Monday, February 16, 2009

and so it ends...

it's all over, here.  but go here instead: thatsgross.wordpress.com.  like anyone ever came here anyway.  ta da!

and so it begins...

It's been a while since I've posted on this site, and the content I am quite removed from in urgency, but not interest.  However, I feel that since it serves as a priceless base from which to propel and online chronicle of some of my fleeting ideas, I'll leave them, leave the title, and proceed headstrong.  Additionally, this is the perfect method to blog without starting a new blog, since, then, what would I do with this one--retire it?  

Where is the funeral home for online content?  Proverbially "put" that in your proverbial "pipe" and proverbially "smoke" it.

Wednesday, March 26, 2008

Reading 2

I'm tired...but calculus works!

Monday, March 24, 2008

Reading 1

I know I'm the only one not taking the exam, so who knows what you guys all thought of the lecture. I think it's pretty sweet.

With that, let's dive right in. One question I had was just a clarification: is the point you're trying to make with the set-up right after the time=Eulerian that material=Lagrangian? What does this have to do with covariant derivatives and total derivatives we spoke about last quarter? I have some notions, but I'd rather bring up the point of confusion so that you can tell everyone the right answer without me telling everyone a wrong one first.

Interesting question at the end of the lecture. I don't want to give away the answer to people who haven't read it yet, though.

Monday, March 10, 2008

Reading 3.6

Ah, sweet. We didn't get to talk about this in Complex Variables (MATH 136) because...I didn't go to class that day. Anyway, this is a really sweet thing to do, map your function (or space) to a function (or space) that is easy, and then you get something that is still meaningful (or now has meaning).

This is the kind of question that I hate seeing asked in a course like this where it's not the topic, but what kind of analysis can you do on vortex streets if they are not satisfying Laplace's equation on the interesting side? Do you have to do numerical simulations to find out anything or is there some neat simplification you can do to the N-V equations in order to glean interesting properties like the period, size, or velocity?

Tuesday, March 4, 2008

Reading 3.4-3.5

Sweet and Double Sweet.

Finally, we REALLY know what the Reynolds number is! I did not know this day would come! I now know what it would feel like to be free.

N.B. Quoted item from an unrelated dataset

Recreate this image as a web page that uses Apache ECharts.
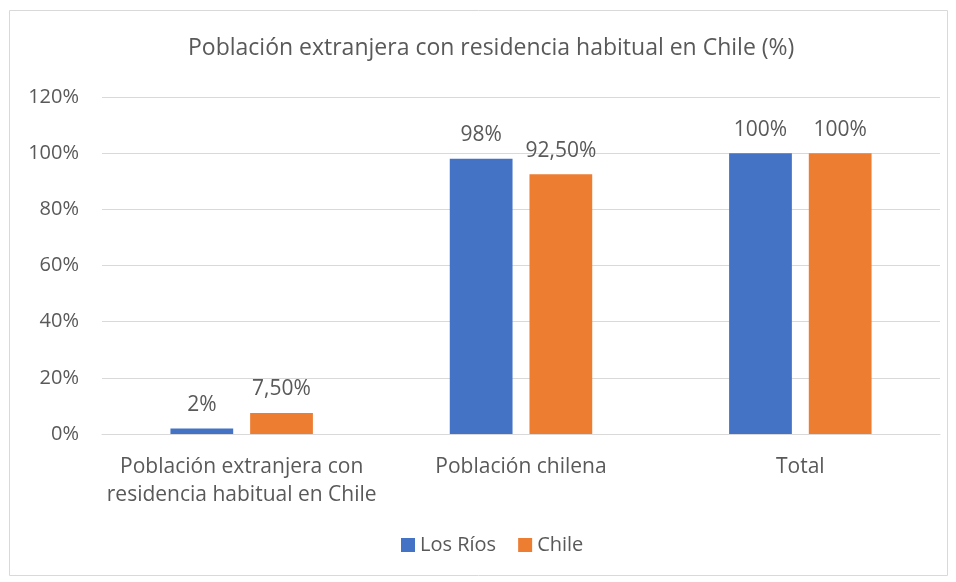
<!DOCTYPE html>
<html>
<head>
<meta charset="utf-8">
<script src="https://cdn.jsdelivr.net/npm/echarts@6/dist/echarts.min.js"></script>
<style>
  html, body { margin: 0; padding: 0; background: #fff; }
  #chart { width: 956px; height: 582px; }
</style>
</head>
<body>
<div id="chart"></div>
<script>
// datos
var categorias = ['Población extranjera con\nresidencia habitual en Chile', 'Población chilena', 'Total'];
var losRios = [2, 98, 100];
var chile = [7.5, 92.5, 100];
var etiquetasLosRios = ['2%', '98%', '100%'];
var etiquetasChile = ['7,50%', '92,50%', '100%'];
var ticks = [0, 20, 40, 60, 80, 100, 120];

var fuente = 'Open Sans';
var gris = '#595959';

var chart = echarts.init(document.getElementById('chart'));
chart.setOption({
    animation: false,
    textStyle: { fontFamily: fuente },
    graphic: [{
        type: 'rect',
        shape: { x: 9.5, y: 10.5, width: 938, height: 565 },
        style: { fill: 'none', stroke: '#d9d9d9', lineWidth: 1 }
    }],
    title: {
        text: 'Población extranjera con residencia habitual en Chile (%)',
        left: 183,
        top: 32,
        textStyle: { fontSize: 23, fontWeight: 'normal', color: gris, fontFamily: fuente }
    },
    legend: {
        bottom: 22,
        left: 396,
        itemWidth: 14,
        itemHeight: 14,
        itemGap: 22,
        icon: 'rect',
        textStyle: { fontSize: 20, color: gris, fontFamily: fuente },
        data: ['Los Ríos', 'Chile']
    },
    grid: { left: 102, right: 16, top: 97, bottom: 148 },
    xAxis: {
        type: 'category',
        data: categorias,
        axisTick: { show: false },
        axisLine: { lineStyle: { color: '#d9d9d9' } },
        axisLabel: { interval: 0, fontSize: 21, color: gris, margin: 19, lineHeight: 28, fontFamily: fuente }
    },
    yAxis: {
        type: 'value',
        min: ticks[0],
        max: ticks[ticks.length - 1],
        interval: 20,
        axisLine: { show: false },
        axisTick: { show: false },
        splitLine: { lineStyle: { color: '#d9d9d9' } },
        axisLabel: { fontSize: 20, color: gris, margin: 23, formatter: '{value}%', fontFamily: fuente }
    },
    series: [{
        name: 'Los Ríos',
        type: 'bar',
        data: losRios,
        itemStyle: { color: '#4472c4' },
        barGap: '27%',
        barCategoryGap: '49%',
        label: {
            show: true, position: 'top', distance: 13, fontSize: 21, color: gris, fontFamily: fuente,
            formatter: function (p) { return etiquetasLosRios[p.dataIndex]; }
        }
    }, {
        name: 'Chile',
        type: 'bar',
        data: chile,
        itemStyle: { color: '#ed7d31' },
        label: {
            show: true, position: 'top', distance: 13, fontSize: 21, color: gris, fontFamily: fuente,
            formatter: function (p) { return etiquetasChile[p.dataIndex]; }
        }
    }]
});
</script>
</body>
</html>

Also, boundary layers--how awesome are those? I can't get enough of this. Maybe that's because I can sit back and relax and don't have to worry about the homework, but it seems that all of you are enjoying this too. You should, it's pretty awesome.

Monday, March 3, 2008

Reading 3.2-3.3

Wow. That was sweet. I'm not sure that I have any questions past what has already been written about on the cmfd planet.

I'm just in awe about vorticity. My favorite thing was vortex rings when I was studying dynamical systems: I thought that I could narrow down their creation to be dependent on a few parameters of the vortex ring generator and then discuss their stability with regard to that parameter space. We couldn't. It was hard.

However, I never quite thought about how the vorticity was closing up on itself in a loop, rather than one long thread. If that had been one long thread, where would it have stopped? I don't know what I would have said to that question had I asked it then, but seeing the true result proved in the reading here was awesome.

Also, that shear waves exist but just are too silly to be seen was pretty neat too.

Monday, February 25, 2008

Reading 3.1

For all that talk, I kind of miss elastics already. It was really powerful to see the parabolic profile immediately (sort of) fall out of (sort of) our new equations. However, symmetries and elastic coefficients seem so far behind us, already. ;-(

Reading 2.12

This was really exciting reading, to me. I was really startled in class when Prof. Lyzenga suggested that complex wave-vectors would yield physically meaningful waves that we were missing with just our P- and S-waves. I have to admit that I was just as startled once everything worked out with the algebra.

Other than that, I consider this reading a real treat in terms of a nifty mathematical treatment of a problem of physical interest. My last thought, then, is in line with Andrew's question:

- Is there a way to exhaust the solutions to our equations for elastic medium? I have heard the terms inverse scattering and integrable thrown around with regard to systems to which we know everything...is this or some simplified version one of them? It seems that even if they are a simpler version, that they can afford the Navier-Stokes equations means that it should probably be more difficult than integrable.